▸ **SOURCE DATA**:
========================
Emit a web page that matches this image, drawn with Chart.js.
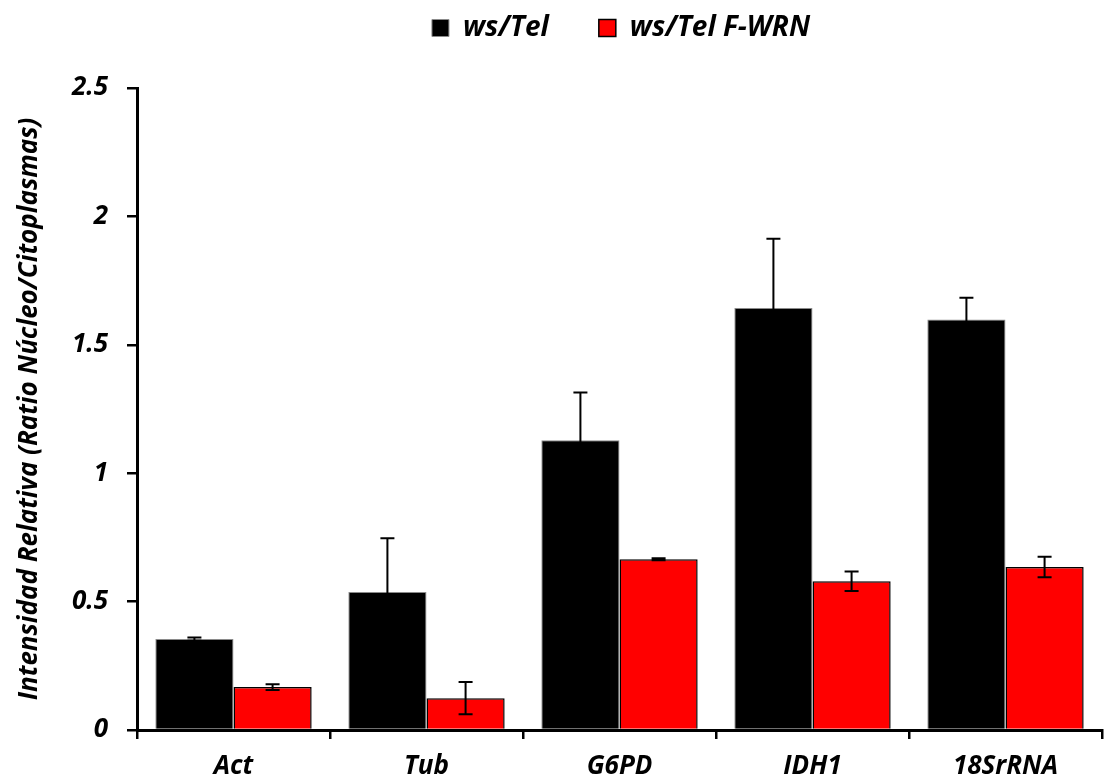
<!DOCTYPE html>
<html>
<head>
<meta charset="utf-8">
<script src="https://cdn.jsdelivr.net/npm/chart.js@4.4.1/dist/chart.umd.min.js"></script>
<style>
  body { margin: 0; background: #fff; }
</style>
</head>
<body>
<canvas id="barChart" width="1110" height="780"></canvas>
<script>
// values
const categories = ["Act", "Tub", "G6PD", "IDH1", "18SrRNA"];
const wsTel = [0.354, 0.537, 1.128, 1.643, 1.599];
const wsTelErr = [0.006, 0.21, 0.186, 0.27, 0.084];
const wsTelFWRN = [0.167, 0.124, 0.665, 0.579, 0.635];
const wsTelFWRNErr = [0.011, 0.063, 0.004, 0.038, 0.04];
const yTicks = [0, 0.5, 1, 1.5, 2, 2.5];

const errors = [wsTelErr, wsTelFWRNErr];
const font = "'Open Sans', sans-serif";

// error bars drawn from the scales
const errorBars = {
  id: "errorBars",
  afterDatasetsDraw(chart) {
    const ctx = chart.ctx;
    const y = chart.scales.y;
    ctx.save();
    ctx.strokeStyle = "#000";
    ctx.lineWidth = 2;
    chart.data.datasets.forEach((ds, i) => {
      chart.getDatasetMeta(i).data.forEach((bar, j) => {
        const v = ds.data[j], e = errors[i][j];
        const top = y.getPixelForValue(v + e);
        const bot = y.getPixelForValue(v - e);
        ctx.beginPath();
        ctx.moveTo(bar.x, top); ctx.lineTo(bar.x, bot);
        ctx.moveTo(bar.x - 7, top); ctx.lineTo(bar.x + 7, top);
        ctx.moveTo(bar.x - 7, bot); ctx.lineTo(bar.x + 7, bot);
        ctx.stroke();
      });
    });
    ctx.restore();
  }
};

// legend sits higher and a bit right of the canvas centre
const legendShift = {
  id: "legendShift",
  afterLayout(chart) {
    const l = chart.legend;
    l.left += 70; l.right += 70;
    l.top -= 36; l.bottom -= 36;
  }
};

new Chart(document.getElementById("barChart"), {
  type: "bar",
  data: {
    labels: categories,
    datasets: [
      { label: "ws/Tel", data: wsTel, backgroundColor: "#000", borderColor: "#8a8a8a", borderWidth: 1 },
      { label: "ws/Tel F-WRN", data: wsTelFWRN, backgroundColor: "#ff0000", borderColor: "#000", borderWidth: 1.5 }
    ]
  },
  options: {
    responsive: false,
    animation: false,
    categoryPercentage: 0.81,
    barPercentage: 1.0,
    layout: { padding: { left: 0, right: 8, top: 0, bottom: 0 } },
    plugins: {
      legend: {
        position: "top",
        labels: {
          color: "#000",
          boxWidth: 17,
          boxHeight: 17,
          padding: 50,
          font: { family: font, size: 28, weight: "bold", style: "italic" }
        }
      },
      tooltip: { enabled: false }
    },
    scales: {
      x: {
        grid: { drawOnChartArea: false, offset: true, color: "#000", lineWidth: 2.5, tickLength: 9 },
        border: { color: "#000", width: 3 },
        ticks: { color: "#000", padding: 12, font: { family: font, size: 26, weight: "bold", style: "italic" } },
        afterFit: s => { s.height = 50; }
      },
      y: {
        min: 0,
        max: 2.5,
        afterBuildTicks: s => { s.ticks = yTicks.map(v => ({ value: v })); },
        grid: { drawOnChartArea: false, color: "#000", lineWidth: 2.5, tickLength: 10 },
        border: { color: "#000", width: 3 },
        ticks: {
          color: "#000",
          padding: 19,
          callback: v => String(v),
          font: { family: font, size: 26, weight: "bold", style: "italic" }
        },
        title: {
          display: true,
          text: "Intensidad Relativa (Ratio Núcleo/Citoplasmas)",
          color: "#000",
          padding: { top: 14, bottom: 0 },
          font: { family: font, size: 26, weight: "bold", style: "italic" }
        },
        afterFit: s => { s.width = 137; }
      }
    }
  },
  plugins: [errorBars, legendShift]
});
</script>
</body>
</html>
========================
▸ **GIVEN PROBLEM**: Pick out each line in the material containing "drawn".

▸ **CORRECT ANSWER**:
Emit a web page that matches this image, drawn with Chart.js.
// error bars drawn from the scales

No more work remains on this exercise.